The U.S. Bureau of Labor Statistics says that Indiana's June unemployment rate was 5.8 percent. The state's 0.5 percent jobless rate increase from May was the nation's highest, trailed by Arizona and Illinois, which saw increases of 0.4 percent.
Economists are blaming the state's rising jobless rates on layoffs in the auto industries and construction slowdowns caused by the recent heavy rains and flooding over much of the state.
"The rising unemployment highlights the state's continued dependence on manufacturing jobs and the auto industry," says Ball State University economist Michael Hicks.
Hicks also said Indiana's rising unemployment reflects a decreasing national demand for goods.
Consumer spending has been declining as Americans struggle with high gasoline prices.
"Indiana relies on manufacturing and we are seeing the decline of manufacturing," he said.
This year alone, the state has lost approximately 12,000 manufacturing jobs.
Putnam County has experienced problems with companies cutting jobs.
Dixie Chopper laid off 30 people recently and less than a year ago, the International Automotive Components (IAC) eliminated 31 jobs.
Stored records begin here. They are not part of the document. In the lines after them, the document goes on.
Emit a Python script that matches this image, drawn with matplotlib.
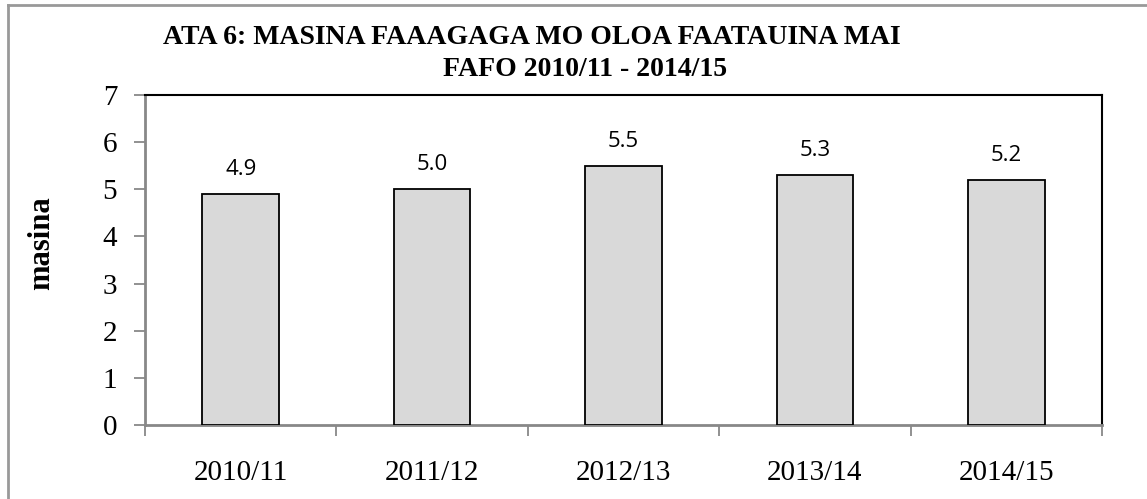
import matplotlib.pyplot as plt
import numpy as np
from matplotlib.lines import Line2D

years = ["2010/11", "2011/12", "2012/13", "2013/14", "2014/15"]
masina = [4.9, 5.0, 5.5, 5.3, 5.2]
labels = ["4.9", "5.0", "5.5", "5.3", "5.2"]

W, H = 1147, 499
fig = plt.figure(figsize=(W / 100, H / 100), dpi=100)

# axes box in pixels: left 145, right 1102, top 95, bottom 425
ax = fig.add_axes([145 / W, 1 - 425 / H, (1102 - 145) / W, (425 - 95) / H])

x = np.arange(len(years))
ax.bar(x, masina, width=0.4, color="#d9d9d9", edgecolor="black", linewidth=1.3, zorder=3)

for xi, v, lab in zip(x, masina, labels):
    ax.annotate(lab, (xi, v), xytext=(0, 10), textcoords="offset points",
                ha="center", va="bottom", fontsize=16, family="Open Sans")

ax.set_xlim(-0.5, len(years) - 0.5)
ax.set_ylim(0, 7)
ax.set_yticks(range(0, 8))
ax.set_yticklabels([str(i) for i in range(0, 8)], family="Liberation Serif", fontsize=21)

# category labels between boundary ticks
ax.set_xticks(np.arange(-0.5, len(years), 1.0))
ax.set_xticklabels([])
ax.set_xticks(x, minor=True)
ax.set_xticklabels(years, minor=True, family="Liberation Serif", fontsize=21)
ax.tick_params(axis="x", which="minor", length=0, pad=25)
ax.tick_params(axis="x", which="major", length=8, width=1.3, color="#888888", direction="out")
ax.tick_params(axis="y", length=8, width=1.3, color="#888888", direction="out", pad=12)

for s in ["left", "bottom"]:
    ax.spines[s].set_color("#888888")
    ax.spines[s].set_linewidth(2)
for s in ["top", "right"]:
    ax.spines[s].set_color("black")
    ax.spines[s].set_linewidth(1.5)

ax.set_ylabel("masina", family="Liberation Serif", fontsize=22, fontweight="bold")
ax.yaxis.set_label_coords((56 - 145) / (1102 - 145), 0.55)

fig.text(532 / W, 1 - 37 / H, "ATA 6: MASINA FAAAGAGA MO OLOA FAATAUINA MAI",
         ha="center", va="center", family="Liberation Serif", fontsize=20, fontweight="bold")
fig.text(585 / W, 1 - 69 / H, "FAFO 2010/11 - 2014/15",
         ha="center", va="center", family="Liberation Serif", fontsize=20, fontweight="bold")

# outer chart-area border (left and top edges visible)
fig.add_artist(Line2D([8 / W, 8 / W], [0, 1 - 5 / H], transform=fig.transFigure,
                      color="#999999", linewidth=2))
fig.add_artist(Line2D([8 / W, 1], [1 - 5 / H, 1 - 5 / H], transform=fig.transFigure,
                      color="#999999", linewidth=2))

fig.savefig("out.png", dpi=100)
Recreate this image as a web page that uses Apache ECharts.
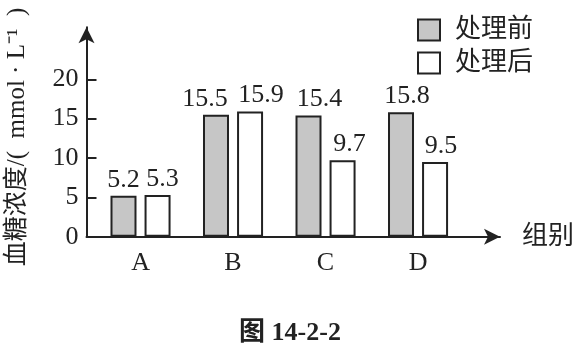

Last month, General Motors announced that nearly 400 workers accepted voluntary buyouts in Indianapolis and Bedford and more layoffs are predicted to be on the way as GM looks to cut its pickup truck production.
Construction was also slow this year due to the flooding and heavy rains, according to the Indiana Department of Workforce Development.
The state's June unemployment rate also exceeded the national rate of 5.5 percent.
Governor Mitch Daniels told reporters last Friday that every state was losing jobs. He claims that Indiana is faring better than the neighboring states of Illinois with 6.8 percent, Kentucky with 6.3 percent, Michigan with 8.5 percent and Ohio with 6.6 percent jobless rates.
"Every state is losing jobs," said Daniels. "You've got a national economic slowdown, and we are part of that economy."
Daniels, who visited the Putnam County Fair Sunday, did not comment on jobless issues during what his aide's called "an unofficial visit to the county."